Father Donald Senior, CP

Sept. 2: 22nd Sunday in Ordinary Time

Wednesday, August 22, 2018

All talk and no action

Dt 4:1-2, 6-8; Ps 15:2-3, 3-4, 4-5; Jas 1:17-18, 21b-22, 27; Mk 7:1-8, 14-15, 21-23

 

One bright thread that runs through all the Scriptures is an emphasis on action and not mere words. That is clear in each of the readings for this Sunday.  

The first reading is from the Book of Deuteronomy, the major Old Testament book portrayed as Moses’ exhortation to the people as they are about to cross over into the promised land. One Old Testament scholar has dubbed Deuteronomy as “meditations on the frontier.” The passage we hear today sets a fundamental tone: the statutes of the Lord that Moses has presented to the people are to be “observed” in order that the people “may live, and may enter in and take possession of the land” which God was giving them.  

The response, taken from Psalm 16 picks up the same motif: “The one who does justice will live in the presence of the Lord.” Note the emphasis not just on speaking about justice but actually “doing” it. 

We also hear this Sunday from the Letter of James, a blunt New Testament book that is especially strong on the need for action and not mere words: “Be doers of the word and not hearers only, deluding yourselves.” In another famous passage from James, the author mocks those who see a “brother or sister has nothing to wear and has no food for the day, and one of you says to them, ‘Go in peace, keep warm, and eat well,’ but you do not give them the necessities of the body, what good is it?” The passage today ends on a similar note, asking ‘what is religion that is pure and undefiled before God and the Father?” It is this: “to care for orphans and widows in their affliction.”

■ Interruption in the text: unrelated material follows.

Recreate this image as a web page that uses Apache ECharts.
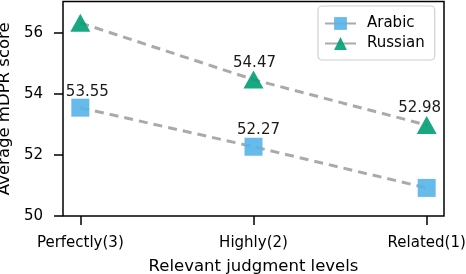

If there is a consistent emphasis in Jesus’ own ethical teaching throughout the four Gospels, it is also insistence on action rather than mere words. We have a prime example in today’s selection from Mark that describes a conflict between Jesus and some of the religious leaders.  
They complain to Jesus that his disciples “ate their meals with unclean, that is, unwashed hands.” Mark’s Gospel goes on to explain for the reader of his narrative that washing hands before meals and observing other purity laws is an important tradition for Jews. [Note, having to explain this suggests that Mark is writing for mainly Gentile Christians who are not informed about Jewish practice.]  

Attention to these purification rituals was not a matter simply of hygiene but an attempt to avoid cultic contamination by contacting substances the Law of Moses considered “unclean.” There is no doubt that Jesus himself as a devout Jew would have observed such rituals. 

But Jesus’ confrontation with his opponents was not an attack on these rituals. He quotes from the prophet Isaiah to expose their hypocrisy in honoring God with “their lips” while their hearts and actions did not reflect the spirit of the Law. It was, Jesus bluntly tells the religious leaders, not what we take into the body from the outside that ultimately defiles us, but what comes out of the human heart: “evil thoughts, unchastity, theft, murder, adultery, greed, malice, deceit, licentiousness, envy, blasphemy, arrogance, folly.” These are the attitudes and actions not in accord with God’s word but defilements of it. 

As someone who has had the opportunity to study, teach and speak about theology most of my adult life, I am aware of a strange liability that goes with this experience. Sometimes, academic theologians can delude ourselves into thinking that expressing something about Christian faith in an eloquent or novel way is sufficient. As homilists, too, priests and deacons can become used to religious language and be content with having said the right words. 

The Scriptures for today remind us that saying the right words — however useful that can be — is not enough. The true test of our discipleship is to transform our words into action. We are called to be “doers of the word and not hearers only.”